Indeed, my education seemed irrelevant. My work ethic didn’t matter. My eagerness to learn was abused. I spent the next two years as a messenger, serving coffee to engineers in the propulsion plants, diving in the bilges to retrieve tools dropped by my White counterparts and being barred from the chem lab, where only White sailors were allowed.
Things did eventually change … well, a little.
I used my time wisely beneath the deck plates searching for lost tools in the oily seawater amongst hot pipes that formed water, steam, oil and fuel systems. I digested data from engineering tech manuals that served as my recreational reading. I watched. I helped. I asked questions. I volunteered to work with others who would willingly allow me to do their job for them.
And yes, I was angry.
But my big break eventually arrived.
Today, there are millions of young Black men abused by life’s circumstances, barred from entering certain arenas and feeling like they’ve been relegated to the position of whipping boy. Some seek shortcuts, only to find out too late there aren’t any.
Many times I wished there had been someone other than a military recruiter to point me in a good direction and set my feet upon a productive path. Like so many Black boys and young men today, I grew up without a father. But my mother instilled within me the qualities of an entrepreneur: attention to detail, flexibility, eagerness to learn and excel, competitiveness, endurance and perseverance.
I used all those internal elements to prepare for the day opportunity would knock.
When a team of experts arrived aboard the ship to test our engineering division, we spent several days out at sea failing miserably. At the end, a number of officers emerging from a lengthy meeting offered me congratulations, though I had no idea why. It turned out the team of experts told the captain there was one bright spot within the disastrous training episode: me.
Apparently, there was quite a conversation over why I was a just a messenger.

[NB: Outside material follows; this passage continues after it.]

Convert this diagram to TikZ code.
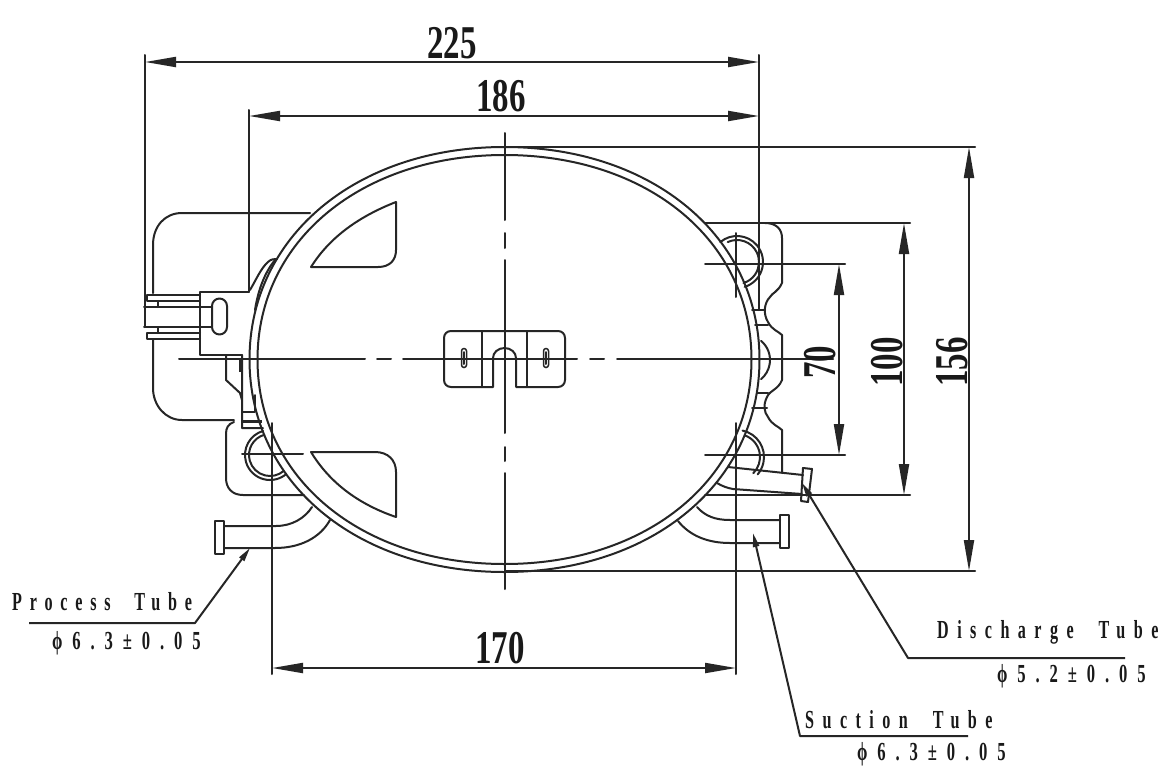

That day changed my career. Within six months, I was a propulsion plant supervisor. In 1987, I received Sailor of the Year. I was the first Black sailor aboard USS Anchorage to receive such honor. I went on to receive many more accolades during my military career and eventual media career.
Today, as an entrepreneur, I’m applying all of those lessons learned through two careers. Fortunately, there are many successful business leaders willing to offer their wisdom to help me navigate the stormy seas of entrepreneurship.
Dave Lavinsky spends his time developing entrepreneurs into innovative leaders across a variety of industries through his company, Growthink.
For most entrepreneurs, the interview below is the closest you’ll get to picking his brain.
Q: How important is entrepreneurship and innovation?
A: Innovation is absolutely critical to America’s future. America is a country that was started by entrepreneurs and is fueled by entrepreneurs. Without innovation, our country loses its competitive advantage. There’s a lot of entrepreneurs throughout the world and we’re seeing a ton of things coming out of China, Korea, etc. and we need to continue our innovation in the United States because there’s always a better mousetrap.
If there is no innovation, let’s say in the United States, innovation is going on in the rest of the world. Now, essentially, the world is the land of opportunity. You can start a business pretty much anywhere and grow it and take market share. The startup costs are a lot less than they were previously. Innovation is absolutely critical to our economy, to our way of thinking. Our children always need to be thinking of a better mousetrap and how they are going to change the world.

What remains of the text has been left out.